此行对于苏氏一家来说,所见所闻超乎想象。苏轼、苏辙二人在经历过科举锤炼和母丧悲痛之后,不再倨傲浮躁,也少了几分紧张迷茫,更多的是持重与练达萦绕满襟。可以相见,苏轼伫立船头,极目远望,所思所想已不再简单地局限于一家一城,他已然下定决心,将自己的一腔热血和满腹才学交诸万民社稷,有生所学必将如这快船乘风破浪,不畏艰险。事实上,他就是这样做的。

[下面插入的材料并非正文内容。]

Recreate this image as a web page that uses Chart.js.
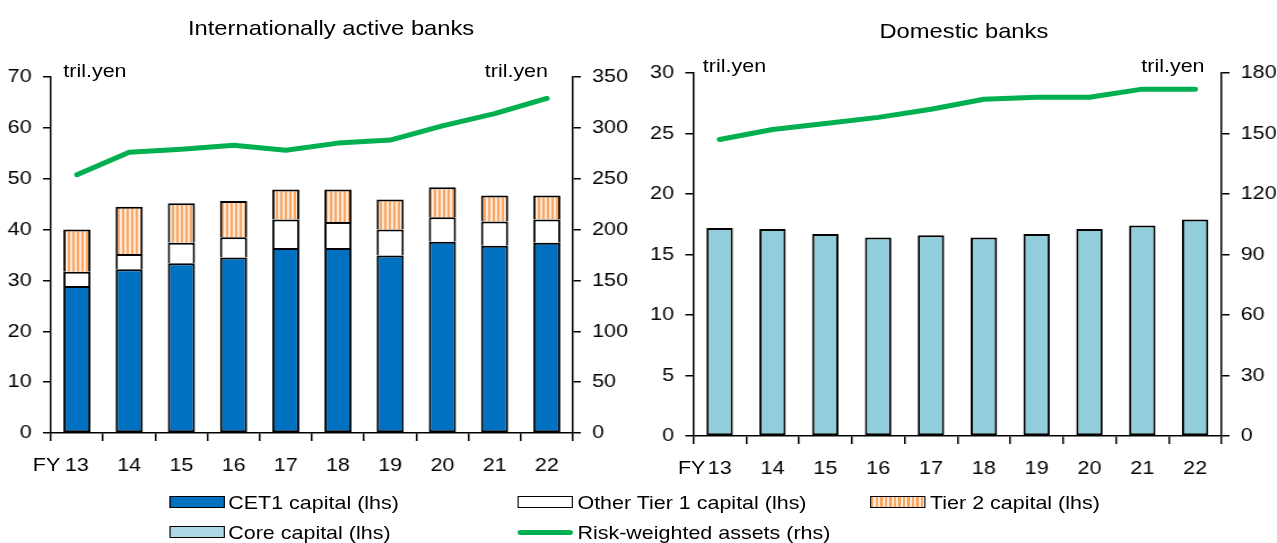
<!DOCTYPE html>
<html>
<head>
<meta charset="utf-8">
<script src="https://cdn.jsdelivr.net/npm/chart.js@4.4.0/dist/chart.umd.min.js"></script>
<style>
html, body { margin: 0; padding: 0; background: #fff; overflow: hidden; }
#wrap { position: absolute; left: 0; top: 0; width: 1130px; height: 543px;
        transform: scaleX(1.13); transform-origin: 0 0;
        font-family: 'Liberation Sans', Arial, sans-serif; color: #000; }
canvas { position: absolute; top: 0; }
.t { position: absolute; white-space: nowrap; line-height: 1; font-size: 19px; }
.title { font-size: 21px; transform: translateX(-50%); }
.box { position: absolute; box-sizing: border-box; width: 49px; height: 12px; border: 1.5px solid #000; }
</style>
</head>
<body>
<div id="wrap">
  <canvas id="intl" width="560" height="480" style="left:0"></canvas>
  <canvas id="dom" width="565" height="480" style="left:565px"></canvas>

  <div class="t title" style="left:293px; top:17px">Internationally active banks</div>
  <div class="t title" style="left:853px; top:20px">Domestic banks</div>

  <div class="t" style="left:56px; top:61px">tril.yen</div>
  <div class="t" style="left:429px; top:61px">tril.yen</div>
  <div class="t" style="left:622px; top:56px">tril.yen</div>
  <div class="t" style="left:1010px; top:56px">tril.yen</div>

  <div class="t" style="left:29px; top:455px">FY</div>
  <div class="t" style="left:600px; top:458px">FY</div>

  <!-- legend -->
  <div class="box" style="left:150px; top:496px; background:#0070C0"></div>
  <div class="t" style="left:202px; top:493px">CET1 capital (lhs)</div>
  <div class="box" style="left:458px; top:496px; background:#fff"></div>
  <div class="t" style="left:511px; top:493px">Other Tier 1 capital (lhs)</div>
  <div class="box" style="left:770px; top:496px; background:repeating-linear-gradient(90deg,#F9A765 0 2px,#FFE9D6 2px 4px)"></div>
  <div class="t" style="left:823px; top:493px">Tier 2 capital (lhs)</div>
  <div class="box" style="left:150px; top:526px; background:#ADD8E4"></div>
  <div class="t" style="left:202px; top:523px">Core capital (lhs)</div>
  <div style="position:absolute; left:458px; top:530px; width:49px; height:5px; border-radius:3px; background:#00B050"></div>
  <div class="t" style="left:511px; top:523px">Risk-weighted assets (rhs)</div>
</div>

<script>
// fiscal years
const years = ['13', '14', '15', '16', '17', '18', '19', '20', '21', '22'];

// Internationally active banks (tril. yen)
const cet1 = [28.9, 32.2, 33.4, 34.5, 36.4, 36.4, 34.9, 37.6, 36.8, 37.4];
const otherTier1 = [2.8, 3.0, 4.0, 4.0, 5.6, 5.1, 5.1, 4.8, 4.8, 4.6];
const tier2 = [8.3, 9.3, 7.8, 7.1, 5.9, 6.4, 5.9, 5.9, 5.1, 4.7];
const rwaIntl = [254, 276, 279, 283, 278, 285, 288, 302, 314, 329];

// Domestic banks (tril. yen)
const coreCapital = [17.2, 17.1, 16.7, 16.4, 16.6, 16.4, 16.7, 17.1, 17.4, 17.9];
const rwaDom = [147, 152, 155, 158, 162, 167, 168, 168, 172, 172];

const FONT = { family: "'Liberation Sans', Arial, sans-serif", size: 19 };

// vertical orange stripes for tier 2
function stripes() {
    const c = document.createElement('canvas');
    c.width = 4; c.height = 4;
    const g = c.getContext('2d');
    g.fillStyle = '#FFE9D6';
    g.fillRect(0, 0, 4, 4);
    g.fillStyle = '#F9A765';
    g.fillRect(0, 0, 2, 4);
    return g.createPattern(c, 'repeat');
}

function yAxis(pos, max, step, width) {
    return {
        position: pos,
        min: 0,
        max: max,
        ticks: { stepSize: step, color: '#000', font: FONT, padding: 10 },
        grid: { drawOnChartArea: false, color: '#000', tickLength: 7, lineWidth: 1.5 },
        border: { color: '#000', width: 1.5 },
        afterFit: function(s) { s.width = width; }
    };
}

function xAxis(height) {
    return {
        stacked: true,
        ticks: { color: '#000', font: FONT, padding: 13 },
        grid: { drawOnChartArea: false, offset: true, color: '#000', tickLength: 8, lineWidth: 1.5 },
        border: { color: '#000', width: 1.5 },
        afterFit: function(s) { s.height = height; }
    };
}

// upper stack segments skip their bottom edge so joins stay single lines
const fullBorder = 2;
const openBottom = { top: 2, left: 2, right: 2, bottom: 0 };

function bar(label, data, color, pct, bw) {
    return {
        type: 'bar', label: label, data: data,
        backgroundColor: color, borderColor: '#000', borderWidth: bw,
        borderSkipped: false, barPercentage: pct, categoryPercentage: 1,
        yAxisID: 'y', order: 2
    };
}

function line(label, data) {
    return {
        type: 'line', label: label, data: data,
        borderColor: '#00B050', borderWidth: 5, pointRadius: 0,
        borderCapStyle: 'round', borderJoinStyle: 'round',
        fill: false, tension: 0, yAxisID: 'y1', order: 1
    };
}

const common = {
    responsive: false,
    animation: false,
    plugins: { legend: { display: false }, tooltip: { enabled: false } }
};

new Chart(document.getElementById('intl'), {
    type: 'bar',
    data: {
        labels: years,
        datasets: [
            bar('CET1 capital (lhs)', cet1, '#0070C0', 0.52, fullBorder),
            bar('Other Tier 1 capital (lhs)', otherTier1, '#FFFFFF', 0.52, openBottom),
            bar('Tier 2 capital (lhs)', tier2, stripes(), 0.52, openBottom),
            line('Risk-weighted assets (rhs)', rwaIntl)
        ]
    },
    options: Object.assign({}, common, {
        layout: { padding: { top: 77, left: 0, right: 0, bottom: 0 } },
        scales: {
            x: xAxis(47),
            y: Object.assign(yAxis('left', 70, 10, 45), { stacked: true }),
            y1: yAxis('right', 350, 50, 53)
        }
    })
});

new Chart(document.getElementById('dom'), {
    type: 'bar',
    data: {
        labels: years,
        datasets: [
            bar('Core capital (lhs)', coreCapital, '#92CDDC', 0.5, fullBorder),
            line('Risk-weighted assets (rhs)', rwaDom)
        ]
    },
    options: Object.assign({}, common, {
        layout: { padding: { top: 73, left: 0, right: 0, bottom: 0 } },
        scales: {
            x: xAxis(44),
            y: Object.assign(yAxis('left', 30, 5, 48.5), { stacked: true }),
            y1: yAxis('right', 180, 30, 49)
        }
    })
});
</script>
</body>
</html>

“三苏”一路前行,沿途风光旖旎,难掩才情外溢,三人纷纷吟诗颂景,将途径之地的美好尽收一字一句之中。自眉山至江陵凡一百篇,汇编为《南行前集》,苏轼为之作《叙》;自江陵至汴梁凡七十三篇,汇编为《南行后集》,苏辙为之作《引》(今已亡佚不存);前后两集合称为《南行集》。《南行集》是苏氏父子唯一一部合著诗文集。值得惋惜的是,《南行集》自宋以后便已失传,仅有苏轼《东坡集》和苏辙《栾城集》中可见蛛丝马迹。《南行集》的价值是反映了北宋中叶的社会现状,真实地再现了民生疾苦。如苏辙曾在《竹枝歌》中写道:“山深瘴暖霜露乾,夜长无衣犹苦寒”,读来不免伤感,颇似白居易之《卖炭翁》中所诉说的“可怜身上衣正单,心忧炭贱愿天寒”;苏轼在《黄牛庙》中也写道:“青刍半束长苦饥,仰看黄牛安可及!”他以一种比兴的手法较为隐秘地道出了世态之艰。除此之外,苏洵晚年的思想状态也由此集可见一斑,如《题白帝庙》云:“白帝有灵应自笑,诸公皆败岂由兵”,纵观历代英雄,历史成败皆由天时地利人和所定,而非以个人意志为转移,这种发人深省的历史沉思让人不禁啧啧称赞,感喟不已。叶梦得曾在《避暑诗话》中说道:“明允诗不多见,然精深有味,语不徒发,正类其文。”这恰好契合了苏洵晚年诗歌的风格特点。
苏轼为《南行前集》所作之《叙》指出:
夫昔之为文者,非能为之为工,乃不能不为之为工也。山川之有云,草木之有华实,充满勃郁,而见于外,夫虽欲无有,其可得耶!自少闻家君之论文。以为古之圣人有所不能自已而作者。故轼与弟辙为文至多,而未尝敢有作文之意。
苏轼以一种精炼扼要的语言形式极为准确地阐释了“三苏”的一贯文艺主张,即文章应有为而作,不可为文而文;崇尚自然,但不推崇粗滥;纯粹如玉,雕饰如锦,粗俗滥造之辞不可入诗。这种文艺思想既阐明了《南行集》的一贯风格,也顺应了当时的文坛希求新变的潮流,更是“三苏”自始至终所秉持的创作态度。